China Mobile’s investment in Guodian Gaoke makes sense because the Tianqi constellation focuses on narrowband satellite IoT—connecting sensors, trackers, and industrial devices at kilobit-level bandwidth. China Mobile’s own 2,520-satellite filing is more likely aimed at satellite internet or broadband-style connectivity for handsets and broader communications access.

One is about connecting things. The other is about connecting people.

This is why the asset matters: China Mobile is not buying duplication. It is buying a capability it does not already have.

Fourth, the valuation must be digestible for the buyer.
The amount China Mobile paid for 39.85% of Guodian Gaoke has not been disclosed, but it is likely in the RMB billions.
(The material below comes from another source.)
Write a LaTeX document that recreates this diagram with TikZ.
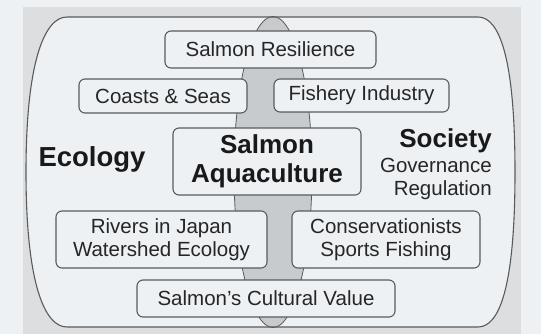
\documentclass[tikz,border=0pt]{standalone}
\usepackage{fontspec}
\setmainfont{Liberation Sans}
\definecolor{pagebg}{HTML}{EEF1F3}
\definecolor{panelbg}{HTML}{DCDEE0}
\definecolor{innerbg}{HTML}{EEF1F4}
\definecolor{lensgray}{HTML}{C8CBCD}
\definecolor{edgegray}{HTML}{5A5A5A}
\definecolor{txtgray}{HTML}{262626}
\tikzset{
  topicbox/.style={draw=edgegray,line width=1.1pt,fill=innerbg,rounded corners=6pt,
    align=center,inner sep=0pt,text=txtgray,font=\fontsize{20.5}{22.5}\selectfont},
  headlabel/.style={inner sep=0pt,text=black!90,font=\fontsize{26}{29}\selectfont\bfseries},
  sublabel/.style={inner sep=0pt,text=txtgray,font=\fontsize{20.5}{23}\selectfont}
}
\begin{document}
\begin{tikzpicture}[x=1pt,y=-1pt]
    \useasboundingbox (0,0) rectangle (541,334);
    \fill[pagebg] (0,0) rectangle (541,334);
    \fill[panelbg] (23,7) rectangle (521,334);

    % ecology / society field
    \fill[innerbg] (67,17) -- (478,17)
        .. controls (500,17) and (515,60) .. (515,172)
        .. controls (515,285) and (500,327) .. (478,327)
        -- (67,327)
        .. controls (45,327) and (26,285) .. (26,172)
        .. controls (26,60) and (45,17) .. (67,17) -- cycle;
    \draw[edgegray,line width=0.8pt,fill=lensgray] (273,172) ellipse [x radius=39,y radius=155.5];
    \draw[edgegray,line width=1.1pt] (67,17) -- (478,17)
        .. controls (500,17) and (515,60) .. (515,172)
        .. controls (515,285) and (500,327) .. (478,327)
        -- (67,327)
        .. controls (45,327) and (26,285) .. (26,172)
        .. controls (26,60) and (45,17) .. (67,17) -- cycle;

    \foreach \nm/\cx/\cy/\w/\h/\txt in {
        resil/270.5/49.5/211/37/{Salmon Resilience},
        coast/163/96/168/34/{Coasts \& Seas},
        fish/361.5/95.5/175/33/{Fishery Industry},
        river/161.5/239.5/211/57/{Rivers in Japan\\Watershed Ecology},
        conserv/386/239.5/188/57/{Conservationists\\Sports Fishing},
        culture/266/298.5/258/37/{Salmon's Cultural Value}}{
        \node[topicbox,minimum width=\w,minimum height=\h] (\nm) at (\cx,\cy) {\txt};
    }

    \node[topicbox,minimum width=188,minimum height=67,text=black!90,
        font=\fontsize{26}{29}\selectfont\bfseries] (aqua) at (267,161.5)
        {Salmon\\Aquaculture};

    \node[headlabel,anchor=base,font=\fontsize{27.5}{30}\selectfont\bfseries] (ecol) at (92,167) {Ecology};
    \node[headlabel,anchor=base east] (soc) at (492,148) {Society};
    \node[sublabel,anchor=base east] (gov) at (492,172) {Governance};
    \node[sublabel,anchor=base east] (reg) at (492,195) {Regulation};
\end{tikzpicture}
\end{document}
For China Mobile, that is manageable as a strategic allocation. By comparison, top-tier rocket companies with valuations above RMB 15 billion require buyers capable of writing much larger checks, and there are far fewer of those.

In other words, valuation defines whether a company is realistically IPO material—or a practical M&A target.

5. What does this mean for investors?

For the past several years, the dominant logic in China’s commercial space market has been straightforward: invest early, wait for an IPO, and exit.

But that path is increasingly crowded. More than a dozen companies are pushing toward listing, while review uncertainty, long queues, and market timing risks all consume time and investor patience. According to data from ITjuzi’s research arm, China’s commercial aerospace sector recorded 193 financing events between 2025 and Q1 2026, with disclosed funding totaling RMB 21.968 billion. All of that capital will eventually need an exit.

China Mobile’s investment offers a new model.

Once a company has crossed the “0 to 1” threshold in technology, built operating assets, established unique barriers, and remains reasonably valued, industrial M&A can become a more certain exit path than an IPO.

That is why the signaling effect here matters so much. The buyer is not a financial investor. It is one of the most powerful industrial players in the ecosystem. When the world’s largest telecom operator effectively says, “We need this capability,” it does more than validate Guodian Gaoke. It changes how the entire satellite IoT segment is seen.

For founders and investors in this sector, this may be the right moment to revisit a fundamental question:

Are you building an IPO story, or are you building an asset worth acquiring?

Sometimes, those are two very different strategies.